Hay algo que, a los ojos del público, cambia la trama. Para Igor Martinic, escritor y en parte intérprete de Sería una pena que se marchitaran las plantas, este nuevo espectáculo suyo hablaba del amor. Para el público, se trata de una ruptura. ¿Qué hace que interpretemos distinto aquello que es idéntico; un hecho, algo que sucede en escena? ¿Será la historia propia? ¿Será la coyuntura?
En tiempos en que el amor romántico está al borde de la cancelación y ya se han discutido hasta lo indecible los cánones arcaicos de la relación de pareja, Martinic se arroja a algo riesgoso: recuperar el lenguaje de dos, ese universo que nace con el primer torrente de electricidad que se siente en pleno enamoramiento, ese lubricante químico que se apodera del cuerpo y luego desaparece, quizás, repentino, en el momento del quiebre. El lenguaje del amor también en la ruptura.
Hace 8 temporadas, el hitazo independiente de Mi hijo solo camina un poco más lento, dirigida por Guillermo Cacace y actualmente en el Teatro Picadero, le dio a Martinic un prestigio local bien ganado. Sería una pena... es la segunda pieza suya que llega al país, y se puede ver el viernes 11 y el domingo 13 en Teatro Moscú (CABA) o el jueves 10 y el sábado 12 en Escenario-40 (La Plata).
Esta vez, el autor croata radicado en Barcelona no se posa sobre la familia disfuncional ni el efecto de la interacción en cada uno de ellos, pero retoma la marca que dejan las lecturas individuales en el otro. En este caso: de una pareja en plena ruptura. Allí juegan sus memorias y su despliegue la catalana Julia Ferré y el argentino Victorio Dalessandro.

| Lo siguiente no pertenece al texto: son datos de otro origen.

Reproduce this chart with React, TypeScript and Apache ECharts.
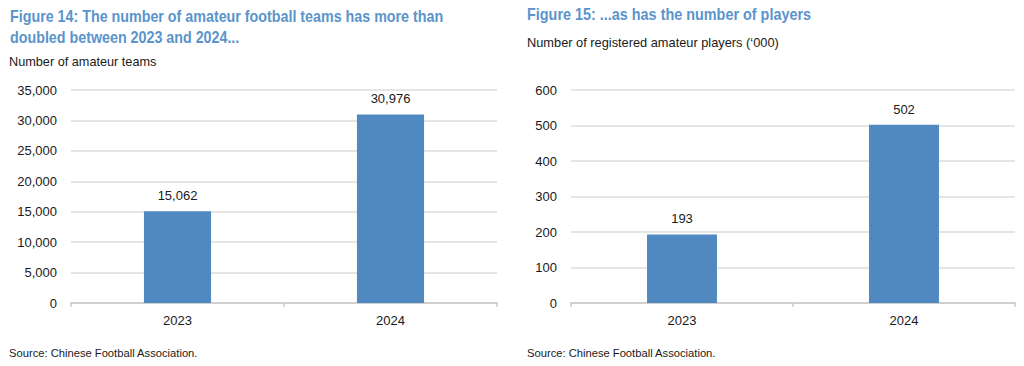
import React, { useEffect, useRef } from "react";
import * as echarts from "echarts";

const categories = ["2023", "2024"];
const teamValues = [15062, 30976];
const playerValues = [193, 502];
const title1Lines = [
  "Figure 14: The number of amateur football teams has more than",
  "doubled between 2023 and 2024...",
];
const subtitle1 = "Number of amateur teams";
const title2 = "Figure 15: ...as has the number of players";
const subtitle2 = "Number of registered amateur players (\u2018000)";
const sourceText = "Source: Chinese Football Association.";

const FONT = "'Liberation Sans', Arial, sans-serif";
const BLUE = "#4f89bf";
const TITLE_BLUE = "#5a94cb";
const TEXT = "#1a1a1a";

export default function App() {
  const ref = useRef<HTMLDivElement>(null);
  useEffect(() => {
    if (!ref.current) return;
    const chart = echarts.init(ref.current, null, { renderer: "svg" });
    const fmt = (v: number) => v.toLocaleString("en-US");
    const yAxisBase = {
      type: "value" as const,
      min: 0,
      axisLine: { show: false },
      axisTick: { show: false },
      splitLine: { lineStyle: { color: "#dcdcdc", width: 1.5 } },
      axisLabel: {
        color: TEXT,
        fontSize: 13,
        fontFamily: FONT,
        margin: 14,
        formatter: (v: number) => fmt(v),
      },
    };
    const xAxisBase = {
      type: "category" as const,
      data: categories,
      axisLine: { lineStyle: { color: "#c8c8c8", width: 1.5 } },
      axisTick: { show: true, length: 4, lineStyle: { color: "#c8c8c8", width: 1.5 } },
      axisLabel: { color: TEXT, fontSize: 13, fontFamily: FONT, margin: 11 },
    };
    const labelBase = {
      show: true,
      position: "top" as const,
      distance: 9,
      color: TEXT,
      fontSize: 13,
      fontFamily: FONT,
      formatter: (p: any) => fmt(p.value),
    };
    chart.setOption({
      animation: false,
      backgroundColor: "#ffffff",
      grid: [
        { left: 71, width: 426, top: 90, height: 213 },
        { left: 571, width: 444, top: 90, height: 213 },
      ],
      xAxis: [
        { ...xAxisBase, gridIndex: 0 },
        { ...xAxisBase, gridIndex: 1 },
      ],
      yAxis: [
        { ...yAxisBase, gridIndex: 0, max: 35000, interval: 5000 },
        { ...yAxisBase, gridIndex: 1, max: 600, interval: 100 },
      ],
      series: [
        {
          type: "bar",
          xAxisIndex: 0,
          yAxisIndex: 0,
          data: teamValues,
          barWidth: "31.5%",
          itemStyle: { color: BLUE },
          label: labelBase,
        },
        {
          type: "bar",
          xAxisIndex: 1,
          yAxisIndex: 1,
          data: playerValues,
          barWidth: "31.5%",
          itemStyle: { color: BLUE },
          label: labelBase,
        },
      ],
      graphic: [
        {
          type: "text",
          x: 10,
          y: 6,
          scaleX: 0.893,
          style: {
            text: title1Lines.join("\n"),
            fill: TITLE_BLUE,
            font: `bold 16px ${FONT}`,
            lineHeight: 21,
            verticalAlign: "top",
          },
        },
        {
          type: "text",
          x: 9,
          y: 55,
          style: { text: subtitle1, fill: TEXT, font: `12.7px ${FONT}`, verticalAlign: "top" },
        },
        {
          type: "text",
          x: 527,
          y: 6,
          scaleX: 0.9,
          style: { text: title2, fill: TITLE_BLUE, font: `bold 16px ${FONT}`, verticalAlign: "top" },
        },
        {
          type: "text",
          x: 527,
          y: 36,
          style: { text: subtitle2, fill: TEXT, font: `12.8px ${FONT}`, verticalAlign: "top" },
        },
        {
          type: "text",
          x: 9,
          y: 347,
          style: { text: sourceText, fill: TEXT, font: `11.2px ${FONT}`, verticalAlign: "top" },
        },
        {
          type: "text",
          x: 527,
          y: 347,
          style: { text: sourceText, fill: TEXT, font: `11.2px ${FONT}`, verticalAlign: "top" },
        },
      ],
    });
    return () => chart.dispose();
  }, []);
  return (
    <div
      ref={ref}
      style={{ position: "absolute", left: 0, top: 0, width: 1024, height: 366 }}
    />
  );
}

En la puesta en escena, en la que Martinic aparece moldeando a veces la escena y en la que incluso ironiza abiertamente sobre el rol marginal de los autores teatrales que ven cómo otros hacen de sus piezas algo nuevo, se percibe una tensión indisoluble. No se ve pero se siente. Y aunque nadie dudaría de que se trata de amor genuino, estamos ante la disolución de esa existencia.
Cada día, en el mundo, se forman y se separan un número inestimable de parejas. Asistimos, sin atender a ello más que cuando nos convoca, a la creación y disolución de un idioma. Cada día, como la piedra filosofal, vuelve a nacer y vuelve a morir un lenguaje. El nacimiento y la disolución de una historia y de un modo de vivir. En escena, entonces, una pareja que no puede sostener el amor por más tiempo, que narra su historia desde visiones y versiones opuestas (o, mejor, distintas); que ve desarmarse ese lenguaje común, e incluso preguntarse si es que ha existido ese "nosotros".
Hablan de las plantas, de los lugares, de lo vivido (viajes, escenas), pero no hablan de eso sino de lo que son esas cosas para esos sujetos que ya no son. Hacen fuerza, en el final, por evocar matices y momentos. Es conmovedor y a la vez desgarrador. Es un gesto inútil porque no existe una versión única, no hay narración mutua una vez que se procesa la ruptura. Solo quedan dos átomos, dos experiencias, dos lecturas y la voracidad por intentar hallar en el otro un rastro de lectura unificada.